According to Zarko Korac, a DS deputy close to Djindjic, Legija surrendered once he concluded he could count on the sympathy of the new authorities. "There are now enough people in high places who will show a lot of understanding for him - to put it mildly," Korac said.

Rajko Danilovic, lawyer for the Djindjic family, put it in more starkly. Legija surrendered, he said, "after achieving an agreement with somebody who promised him something".

Supporters of this line say they want to know why the police did not arrest Legija before. They want to know where he was in hiding all those months and who helped him.

Sonja Biserko, director of the Helsinki Committee in Serbia, told IWPR it was crucial to find out if a deal had been hatched between Legija and the government. She voiced concern that the Djindjic trial could "turn into a trial against the previous government".

Legija’s arrest would be "a huge challenge for the government", said Cedomir Jovanovic, Djindjic’s closest associate and a leader of the hard-line anti-DSS section of the DS.

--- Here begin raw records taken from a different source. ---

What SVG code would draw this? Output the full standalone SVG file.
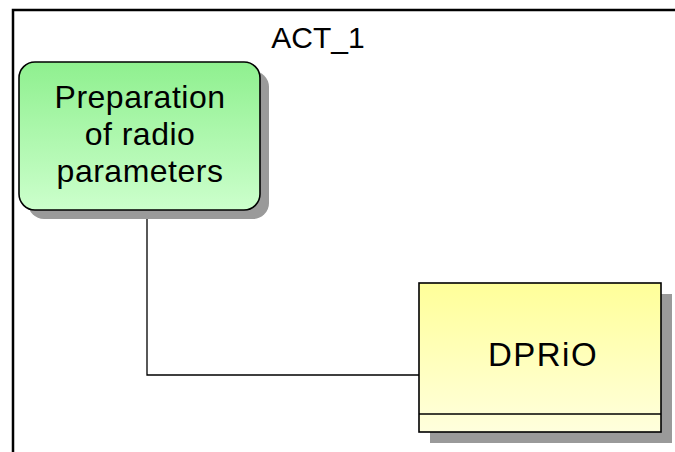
<svg xmlns="http://www.w3.org/2000/svg" width="675" height="452" viewBox="0 0 675 452">
<style>
text{font-family:"Liberation Sans",Arial,sans-serif;fill:#000;text-anchor:middle}
.lbl{font-size:32px;letter-spacing:0.5px}
.shadow{fill:#9a9a9a}
.box{stroke:#000;stroke-width:1.6}
.conn{fill:none;stroke:#000;stroke-width:1.3}
</style>
<defs>
<linearGradient id="gGreen" x1="0" y1="0" x2="0" y2="1">
<stop offset="0" stop-color="#8ff08f"/>
<stop offset="1" stop-color="#ccffcc"/>
</linearGradient>
<linearGradient id="gYellow" x1="0" y1="0" x2="0" y2="1">
<stop offset="0" stop-color="#ffff99"/>
<stop offset="1" stop-color="#ffffdd"/>
</linearGradient>
</defs>
<rect width="675" height="452" fill="#fff"/>
<g id="frame">
<path d="M13 460 V10 H680" fill="none" stroke="#000" stroke-width="2.5"/>
<text x="318" y="48" font-size="30">ACT_1</text>
</g>
<g id="connectors">
<path class="conn" d="M147 210 V375 H419"/>
</g>
<g id="node-prep">
<rect class="shadow" x="28" y="71" width="241" height="148" rx="16"/>
<rect class="box" x="19" y="62" width="241" height="148" rx="16" fill="url(#gGreen)"/>
<text class="lbl" x="140" y="108">Preparation</text>
<text class="lbl" x="140" y="145">of radio</text>
<text class="lbl" x="140" y="182">parameters</text>
</g>
<g id="node-dprio">
<rect class="shadow" x="430" y="294" width="242" height="149"/>
<rect class="box" x="419" y="283" width="242" height="149" fill="url(#gYellow)"/>
<line class="box" x1="419" y1="414" x2="661" y2="414"/>
<text x="543" y="366" font-size="33" letter-spacing="1.5">DPRiO</text>
</g>
</svg>
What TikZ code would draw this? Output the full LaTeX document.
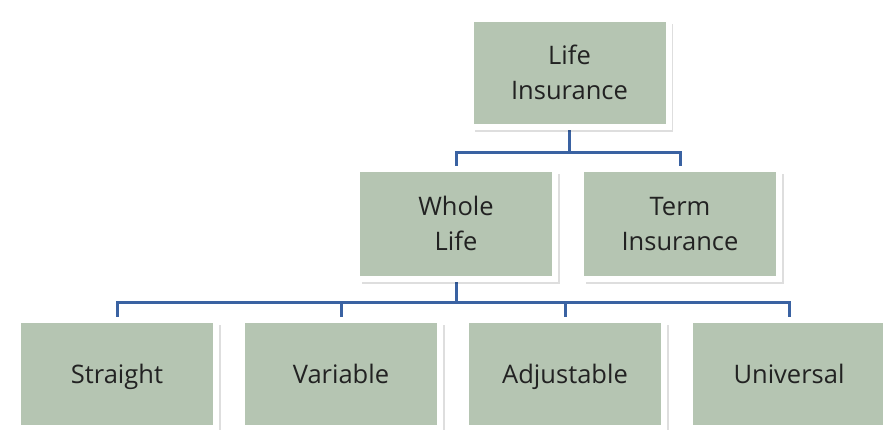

The DSS, for its part, has not commented officially on Legija’s surrender. It maintains that the case is state business, is not a party affair, and that only the judicial authorities are in a position to make statements.

Close allies of Kostunica have privately insisted they were surprised by the news and have denied being party to negotiations. The police minister, Dragan Jocic, earlier this week insisted no talks with Legija had taken place.

One police source told IWPR that even Legija's wife and lawyers had no idea that he was going to surrender. The same source pointed out that at the time, Jocic was 300 kilometres from Belgrade on Kopaonik mountain.

"Don't you think the police minister would be sure to be present in Belgrade when the most important event in his career was about to take place?" the source asked.

Although the government has ruled out giving Legija protected witness status, the DS remains suspicious about the circumstances surrounding this extraordinary surrender. They still suspect that some kind of agreement was made - and that it shows the new government is just as bent on political manipulation of the courts as any of the former ones.